Given the tough paths local businesses have to chart these days, you may be able to afford it less than Amazon can. Today, small business owners simply must invest in search engine optimization.
What is SEO and why does it matter?
Google directs a lot of internet traffic, but it doesn’t exactly force customers to click on certain websites. Google simply provides a list of relevant websites to each query. Searchers overwhelmingly click on links that are on the very first page of results — especially the ones at the top.
The implication is obvious: The better your business ranks with relevant Google queries, the more customers you’ll attract. That, in turn, means that you want your business’ online presence to be as appealing as possible to Google’s secret algorithm. The process of making it so is called search engine optimization, or “SEO.”

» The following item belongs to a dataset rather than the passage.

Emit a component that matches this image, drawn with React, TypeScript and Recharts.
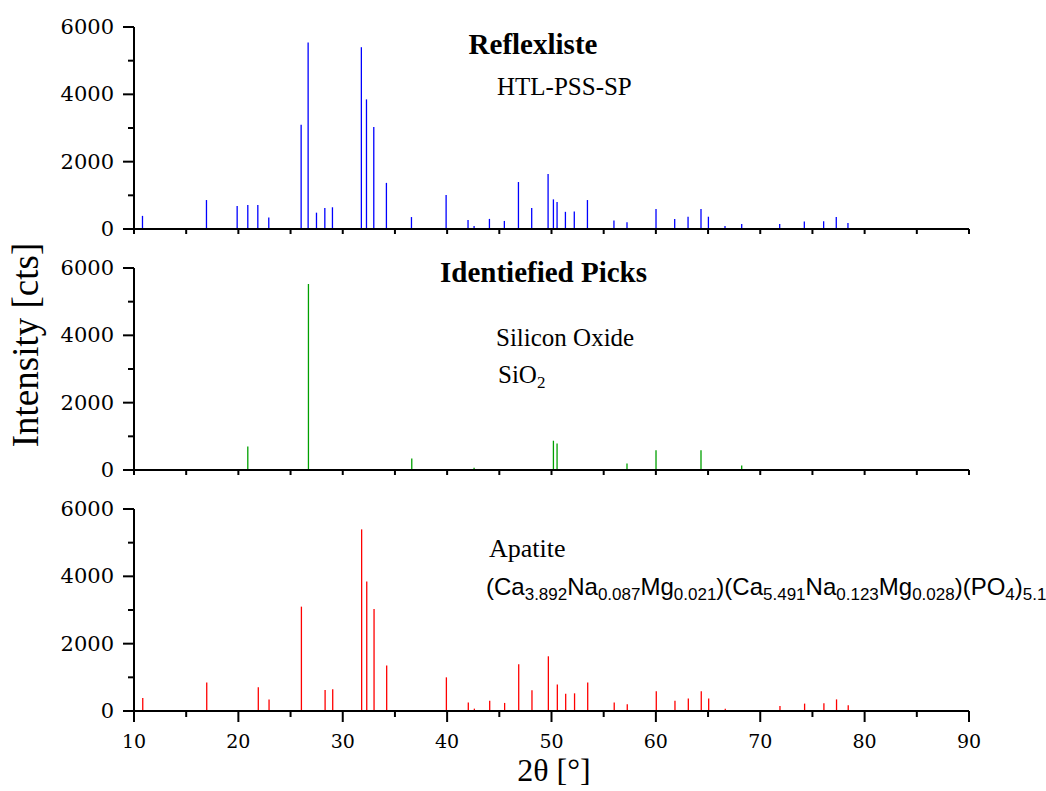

A lot goes into SEO. Links loom large: Google’s “web crawlers” or “search engine spiders,” as its web-cataloguing programs are variously called, use links to get around the web and also record information about those them (such as the perceived authority of the site linking to your site and the text that makes up the link).
More links are generally good, though links from lousy, low-quality sites can be bad. Then there’s the text of your site, which should include the right “keywords” and “keyword phrases” — text that lines up with what consumers will query on Google — in the proper density (again, too much can be a bad thing and it’s also bad to use irrelevant keywords).
SEO also involves properties like meta tags and coded HTML commands directed at search engine spiders. Put it all together, and you get websites that rise up Google’s rankings and attract more new and returning customers.
How to get SEO done right for your business
SEO isn’t a simple thing. It’s something that small business owners can understand; as we laid out above, there are some concepts at the heart of SEO that are pretty straightforward. But, just like your own work, this stuff gets tricky when you start to dive into the details. Google’s top-secret algorithm can change, making great SEO a moving target. Nailing every aspect involves A/B testing and wading through HTML code. And, ideally, your SEO solution should be an integrated part of a larger digital marketing strategy.
What all this means in practice is that you should be looking at outsourcing SEO. It’s simply not a good idea to try to DIY your way to a good SEO solution. It’s also not worth the expense to hire employees to manage your SEO needs full-time. The best option for small businesses is virtually always to choose a managed SEO plan from digital marketing experts.
With SEO pros in your corner, you can get back to doing what your business does best. You’ll be able to focus on the daily tasks and long-term goals that your business is all about, confident that the pros you hired will take care of your business’ SEO and digital marketing needs for you.